STATED GOAL → Copy from the first line below down to and including the line with "1.65, 1.62, 1.61, 1.59, 1.58, 1.58, 1.57, 1.56, 1.56]". Skip the pictures.

DATASET →
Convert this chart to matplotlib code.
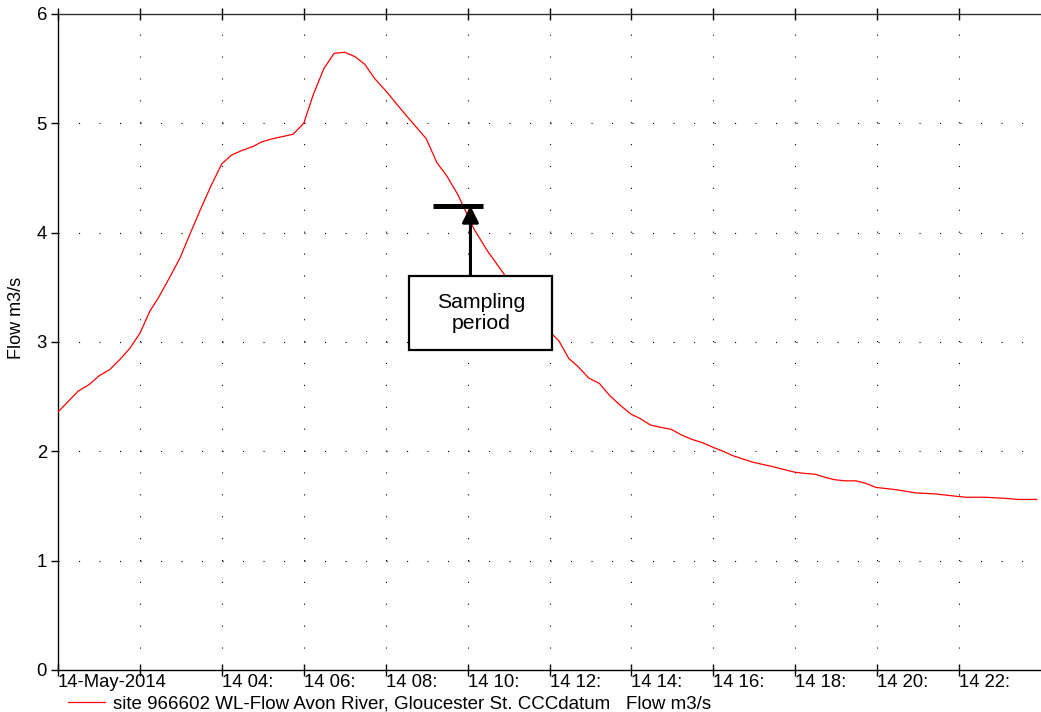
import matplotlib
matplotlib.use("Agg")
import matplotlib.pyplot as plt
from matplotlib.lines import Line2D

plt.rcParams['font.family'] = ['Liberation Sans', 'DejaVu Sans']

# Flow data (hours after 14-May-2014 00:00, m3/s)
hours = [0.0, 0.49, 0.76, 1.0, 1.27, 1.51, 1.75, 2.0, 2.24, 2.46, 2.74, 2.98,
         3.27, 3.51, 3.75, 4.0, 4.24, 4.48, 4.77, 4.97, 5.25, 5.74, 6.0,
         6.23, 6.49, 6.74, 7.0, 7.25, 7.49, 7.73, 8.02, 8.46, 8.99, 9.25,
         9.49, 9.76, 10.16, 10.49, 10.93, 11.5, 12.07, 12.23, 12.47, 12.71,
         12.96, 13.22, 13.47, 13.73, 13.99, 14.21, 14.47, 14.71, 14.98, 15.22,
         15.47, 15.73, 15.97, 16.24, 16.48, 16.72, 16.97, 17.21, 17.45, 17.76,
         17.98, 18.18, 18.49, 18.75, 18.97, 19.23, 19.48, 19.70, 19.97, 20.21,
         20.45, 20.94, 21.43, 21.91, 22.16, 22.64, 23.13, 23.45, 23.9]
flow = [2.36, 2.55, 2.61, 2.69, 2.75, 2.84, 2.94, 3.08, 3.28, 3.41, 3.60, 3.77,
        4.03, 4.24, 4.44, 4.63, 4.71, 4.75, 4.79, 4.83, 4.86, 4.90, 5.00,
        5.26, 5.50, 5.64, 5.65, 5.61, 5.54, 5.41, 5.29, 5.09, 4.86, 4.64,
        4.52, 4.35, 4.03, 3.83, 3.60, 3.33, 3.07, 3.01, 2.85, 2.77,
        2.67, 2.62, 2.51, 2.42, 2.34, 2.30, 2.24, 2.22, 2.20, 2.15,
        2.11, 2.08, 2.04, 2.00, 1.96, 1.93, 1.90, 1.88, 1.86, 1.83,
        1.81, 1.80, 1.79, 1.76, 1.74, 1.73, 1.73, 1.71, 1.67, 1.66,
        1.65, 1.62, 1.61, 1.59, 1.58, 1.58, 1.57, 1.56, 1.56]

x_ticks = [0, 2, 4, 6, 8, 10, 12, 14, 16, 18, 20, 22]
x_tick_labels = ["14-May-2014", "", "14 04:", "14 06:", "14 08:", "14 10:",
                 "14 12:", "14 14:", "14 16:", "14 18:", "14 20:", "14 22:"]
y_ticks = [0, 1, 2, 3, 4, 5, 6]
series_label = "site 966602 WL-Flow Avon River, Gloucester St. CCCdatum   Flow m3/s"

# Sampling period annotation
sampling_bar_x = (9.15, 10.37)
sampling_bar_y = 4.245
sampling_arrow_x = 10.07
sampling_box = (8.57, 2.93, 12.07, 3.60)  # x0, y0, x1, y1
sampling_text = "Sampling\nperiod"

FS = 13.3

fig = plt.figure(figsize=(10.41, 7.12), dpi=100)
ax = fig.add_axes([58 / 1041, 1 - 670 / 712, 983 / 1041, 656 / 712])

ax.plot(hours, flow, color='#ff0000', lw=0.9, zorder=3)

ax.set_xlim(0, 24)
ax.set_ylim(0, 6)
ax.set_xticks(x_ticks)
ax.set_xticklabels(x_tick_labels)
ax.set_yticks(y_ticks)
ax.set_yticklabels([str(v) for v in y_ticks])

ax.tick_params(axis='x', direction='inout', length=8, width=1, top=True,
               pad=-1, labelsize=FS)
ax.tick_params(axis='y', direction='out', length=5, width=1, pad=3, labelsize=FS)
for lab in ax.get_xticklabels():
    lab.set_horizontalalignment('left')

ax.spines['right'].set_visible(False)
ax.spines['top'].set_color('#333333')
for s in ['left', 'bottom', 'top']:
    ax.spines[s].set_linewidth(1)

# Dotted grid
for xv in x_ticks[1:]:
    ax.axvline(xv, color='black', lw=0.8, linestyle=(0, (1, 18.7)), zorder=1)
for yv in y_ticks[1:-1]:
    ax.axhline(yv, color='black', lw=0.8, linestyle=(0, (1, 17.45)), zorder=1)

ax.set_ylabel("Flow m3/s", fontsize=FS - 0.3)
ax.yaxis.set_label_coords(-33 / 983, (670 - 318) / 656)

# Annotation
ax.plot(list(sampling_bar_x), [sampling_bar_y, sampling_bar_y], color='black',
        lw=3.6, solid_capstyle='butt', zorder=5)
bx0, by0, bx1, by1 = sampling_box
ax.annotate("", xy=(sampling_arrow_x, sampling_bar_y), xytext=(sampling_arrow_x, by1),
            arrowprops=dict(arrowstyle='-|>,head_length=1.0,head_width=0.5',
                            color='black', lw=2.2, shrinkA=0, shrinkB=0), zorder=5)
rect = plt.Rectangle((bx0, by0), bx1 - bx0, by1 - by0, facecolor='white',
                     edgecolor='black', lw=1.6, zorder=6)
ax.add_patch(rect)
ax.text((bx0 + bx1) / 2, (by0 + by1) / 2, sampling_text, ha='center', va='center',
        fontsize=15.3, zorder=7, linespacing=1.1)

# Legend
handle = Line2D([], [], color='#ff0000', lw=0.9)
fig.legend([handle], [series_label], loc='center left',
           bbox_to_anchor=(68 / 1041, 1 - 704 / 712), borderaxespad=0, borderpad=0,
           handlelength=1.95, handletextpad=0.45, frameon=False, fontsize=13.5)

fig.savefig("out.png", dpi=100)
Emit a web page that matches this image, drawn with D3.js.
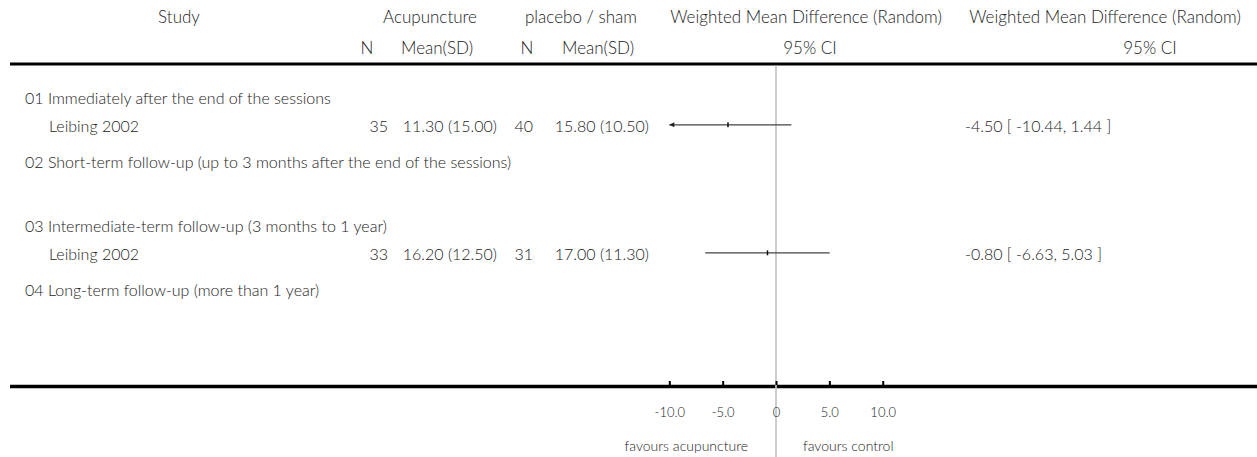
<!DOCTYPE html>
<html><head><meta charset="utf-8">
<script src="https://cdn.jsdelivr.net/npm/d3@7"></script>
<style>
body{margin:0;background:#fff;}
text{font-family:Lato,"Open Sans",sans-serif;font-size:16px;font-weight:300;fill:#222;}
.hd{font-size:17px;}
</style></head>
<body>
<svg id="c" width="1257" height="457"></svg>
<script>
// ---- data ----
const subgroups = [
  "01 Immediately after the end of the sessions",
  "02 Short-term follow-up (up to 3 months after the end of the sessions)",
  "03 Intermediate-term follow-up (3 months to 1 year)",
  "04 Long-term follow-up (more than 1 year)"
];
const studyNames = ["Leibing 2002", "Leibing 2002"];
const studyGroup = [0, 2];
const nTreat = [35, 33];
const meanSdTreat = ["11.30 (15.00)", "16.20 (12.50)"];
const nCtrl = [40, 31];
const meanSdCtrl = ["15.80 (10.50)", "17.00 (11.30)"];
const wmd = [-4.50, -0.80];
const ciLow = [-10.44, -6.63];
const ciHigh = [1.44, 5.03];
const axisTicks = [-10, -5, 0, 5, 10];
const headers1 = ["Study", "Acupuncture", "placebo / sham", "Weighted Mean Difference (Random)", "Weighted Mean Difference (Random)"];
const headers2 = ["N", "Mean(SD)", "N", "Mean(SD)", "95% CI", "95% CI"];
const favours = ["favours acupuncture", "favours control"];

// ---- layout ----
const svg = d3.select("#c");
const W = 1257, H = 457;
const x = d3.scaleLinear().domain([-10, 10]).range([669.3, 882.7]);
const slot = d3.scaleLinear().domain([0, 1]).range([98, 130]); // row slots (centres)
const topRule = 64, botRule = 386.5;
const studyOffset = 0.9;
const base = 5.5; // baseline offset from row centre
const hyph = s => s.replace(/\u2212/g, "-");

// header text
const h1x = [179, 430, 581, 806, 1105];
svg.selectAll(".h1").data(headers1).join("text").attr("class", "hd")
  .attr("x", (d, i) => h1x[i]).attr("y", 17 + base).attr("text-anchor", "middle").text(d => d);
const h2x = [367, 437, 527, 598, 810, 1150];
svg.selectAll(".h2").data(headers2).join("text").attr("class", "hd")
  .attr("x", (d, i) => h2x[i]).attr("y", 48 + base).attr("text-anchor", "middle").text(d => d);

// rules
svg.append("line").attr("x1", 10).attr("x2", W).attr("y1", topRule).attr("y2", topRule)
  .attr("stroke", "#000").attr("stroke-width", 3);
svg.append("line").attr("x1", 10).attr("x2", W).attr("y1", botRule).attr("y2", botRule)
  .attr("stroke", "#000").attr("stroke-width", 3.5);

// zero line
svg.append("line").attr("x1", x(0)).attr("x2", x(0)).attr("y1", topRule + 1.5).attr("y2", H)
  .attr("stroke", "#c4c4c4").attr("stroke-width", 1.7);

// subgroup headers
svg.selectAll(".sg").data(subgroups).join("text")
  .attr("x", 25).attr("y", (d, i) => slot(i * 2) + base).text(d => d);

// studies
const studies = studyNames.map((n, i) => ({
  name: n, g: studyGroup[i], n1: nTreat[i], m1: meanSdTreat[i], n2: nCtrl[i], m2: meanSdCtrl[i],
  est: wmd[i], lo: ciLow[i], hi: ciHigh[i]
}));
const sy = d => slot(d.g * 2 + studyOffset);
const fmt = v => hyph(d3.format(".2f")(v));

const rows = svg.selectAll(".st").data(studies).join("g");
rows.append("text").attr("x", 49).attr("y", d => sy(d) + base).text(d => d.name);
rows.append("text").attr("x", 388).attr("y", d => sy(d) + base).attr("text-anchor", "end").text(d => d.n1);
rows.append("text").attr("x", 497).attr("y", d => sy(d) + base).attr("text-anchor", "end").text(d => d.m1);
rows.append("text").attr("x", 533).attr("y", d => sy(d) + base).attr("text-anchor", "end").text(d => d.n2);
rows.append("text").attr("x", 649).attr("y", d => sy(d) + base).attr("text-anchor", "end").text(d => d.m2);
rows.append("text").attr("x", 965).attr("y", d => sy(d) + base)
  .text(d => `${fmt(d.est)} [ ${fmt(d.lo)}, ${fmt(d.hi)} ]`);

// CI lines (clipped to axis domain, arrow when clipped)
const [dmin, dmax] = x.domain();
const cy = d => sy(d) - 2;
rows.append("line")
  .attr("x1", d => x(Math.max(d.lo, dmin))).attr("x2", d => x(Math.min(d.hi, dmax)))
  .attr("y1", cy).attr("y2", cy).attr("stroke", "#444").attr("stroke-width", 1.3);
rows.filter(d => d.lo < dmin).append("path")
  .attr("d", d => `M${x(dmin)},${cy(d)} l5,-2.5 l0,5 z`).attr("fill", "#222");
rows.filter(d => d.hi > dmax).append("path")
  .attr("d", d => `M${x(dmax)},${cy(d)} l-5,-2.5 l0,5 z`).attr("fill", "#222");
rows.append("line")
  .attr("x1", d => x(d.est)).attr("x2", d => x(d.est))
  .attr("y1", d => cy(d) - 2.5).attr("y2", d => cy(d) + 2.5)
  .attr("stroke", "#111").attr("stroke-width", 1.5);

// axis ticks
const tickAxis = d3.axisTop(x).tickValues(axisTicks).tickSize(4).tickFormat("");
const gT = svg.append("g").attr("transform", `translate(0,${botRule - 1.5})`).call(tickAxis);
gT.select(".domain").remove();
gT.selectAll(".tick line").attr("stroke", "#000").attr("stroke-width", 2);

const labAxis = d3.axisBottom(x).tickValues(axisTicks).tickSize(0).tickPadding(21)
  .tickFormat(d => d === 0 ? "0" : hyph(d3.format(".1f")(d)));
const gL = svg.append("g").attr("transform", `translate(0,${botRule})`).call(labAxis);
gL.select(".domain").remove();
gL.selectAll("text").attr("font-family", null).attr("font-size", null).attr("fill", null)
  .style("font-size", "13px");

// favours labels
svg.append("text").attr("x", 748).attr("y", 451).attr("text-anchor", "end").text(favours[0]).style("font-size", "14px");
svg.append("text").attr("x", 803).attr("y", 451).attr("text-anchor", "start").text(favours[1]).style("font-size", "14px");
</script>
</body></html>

FINAL RESULT →
Convert this chart to matplotlib code.
import matplotlib
matplotlib.use("Agg")
import matplotlib.pyplot as plt
from matplotlib.lines import Line2D

plt.rcParams['font.family'] = ['Liberation Sans', 'DejaVu Sans']

# Flow data (hours after 14-May-2014 00:00, m3/s)
hours = [0.0, 0.49, 0.76, 1.0, 1.27, 1.51, 1.75, 2.0, 2.24, 2.46, 2.74, 2.98,
         3.27, 3.51, 3.75, 4.0, 4.24, 4.48, 4.77, 4.97, 5.25, 5.74, 6.0,
         6.23, 6.49, 6.74, 7.0, 7.25, 7.49, 7.73, 8.02, 8.46, 8.99, 9.25,
         9.49, 9.76, 10.16, 10.49, 10.93, 11.5, 12.07, 12.23, 12.47, 12.71,
         12.96, 13.22, 13.47, 13.73, 13.99, 14.21, 14.47, 14.71, 14.98, 15.22,
         15.47, 15.73, 15.97, 16.24, 16.48, 16.72, 16.97, 17.21, 17.45, 17.76,
         17.98, 18.18, 18.49, 18.75, 18.97, 19.23, 19.48, 19.70, 19.97, 20.21,
         20.45, 20.94, 21.43, 21.91, 22.16, 22.64, 23.13, 23.45, 23.9]
flow = [2.36, 2.55, 2.61, 2.69, 2.75, 2.84, 2.94, 3.08, 3.28, 3.41, 3.60, 3.77,
        4.03, 4.24, 4.44, 4.63, 4.71, 4.75, 4.79, 4.83, 4.86, 4.90, 5.00,
        5.26, 5.50, 5.64, 5.65, 5.61, 5.54, 5.41, 5.29, 5.09, 4.86, 4.64,
        4.52, 4.35, 4.03, 3.83, 3.60, 3.33, 3.07, 3.01, 2.85, 2.77,
        2.67, 2.62, 2.51, 2.42, 2.34, 2.30, 2.24, 2.22, 2.20, 2.15,
        2.11, 2.08, 2.04, 2.00, 1.96, 1.93, 1.90, 1.88, 1.86, 1.83,
        1.81, 1.80, 1.79, 1.76, 1.74, 1.73, 1.73, 1.71, 1.67, 1.66,
        1.65, 1.62, 1.61, 1.59, 1.58, 1.58, 1.57, 1.56, 1.56]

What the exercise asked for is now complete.